The cornerstone of the initiative – the so-called ‘growth package’ – was prominently endorsed by Chancellor Friedrich Merz (CDU) in his inaugural address to the Bundesrat. Invoking themes of national renewal and cooperative governance, Merz framed the legislation as a strategically necessary intervention to restore Germany’s global competitiveness and ensure resilient macroeconomic development. He stressed that streamlined regulation, enhanced digital infrastructure, and increased bureaucratic efficiency are essential to catalyzing new investment and expanding productive capacity.

Central to the Chancellor’s economic rationale is the assertion that revitalization would yield distributive fiscal benefits across all levels of government – federal, state, and municipal – thereby fortifying the country’s socioeconomic architecture. In particular, Merz emphasized the need to reposition Germany as a magnet for private capital inflows, arguing that a conducive investment climate is critical for fostering entrepreneurship, operational efficiency, and technological innovation.

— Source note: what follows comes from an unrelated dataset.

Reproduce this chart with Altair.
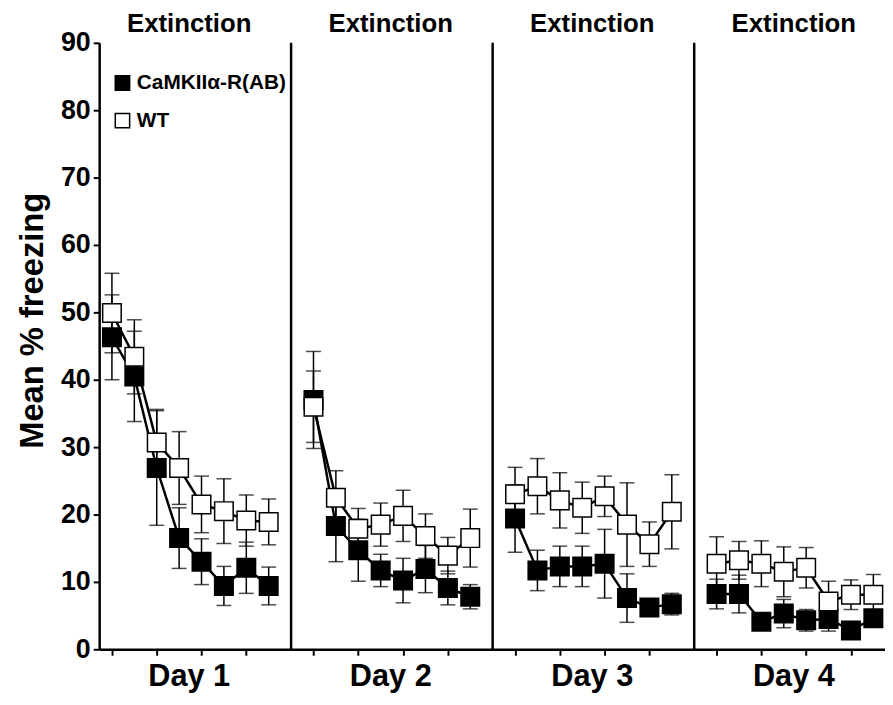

The legislative framework deploys two principal fiscal mechanisms: a temporary reinstatement of accelerated, declining-balance depreciation allowances – up to 30 percent – for capital goods between 2025 and 2027, and a phased reduction of the corporate tax rate from 15 percent to 10 percent by 2032. Together, these measures are designed to increase liquidity among firms, stimulate reinvestment, and strengthen Germany’s appeal to foreign investors.

Complementary provisions include substantial incentives for the acquisition of electric corporate vehicles, with a 75 percent first-year depreciation allowance and an elevated price eligibility cap of 100,000 euros. These provisions apply to purchases made between mid-2025 and the end of 2027. Moreover, the research and development tax subsidy will be expanded, with its qualifying base raised from 10 million euros to 12 million euros for the 2026–2030 fiscal period, reflecting the government’s intent to accelerate innovation-led growth.

While the program entails estimated public revenue losses of 48 billion euros through 2029, the Federal Government has pledged full compensation for municipal shortfalls and partial reimbursement to state administrations, thereby assuaging concerns of fiscal asymmetry and reinforcing intergovernmental solidarity.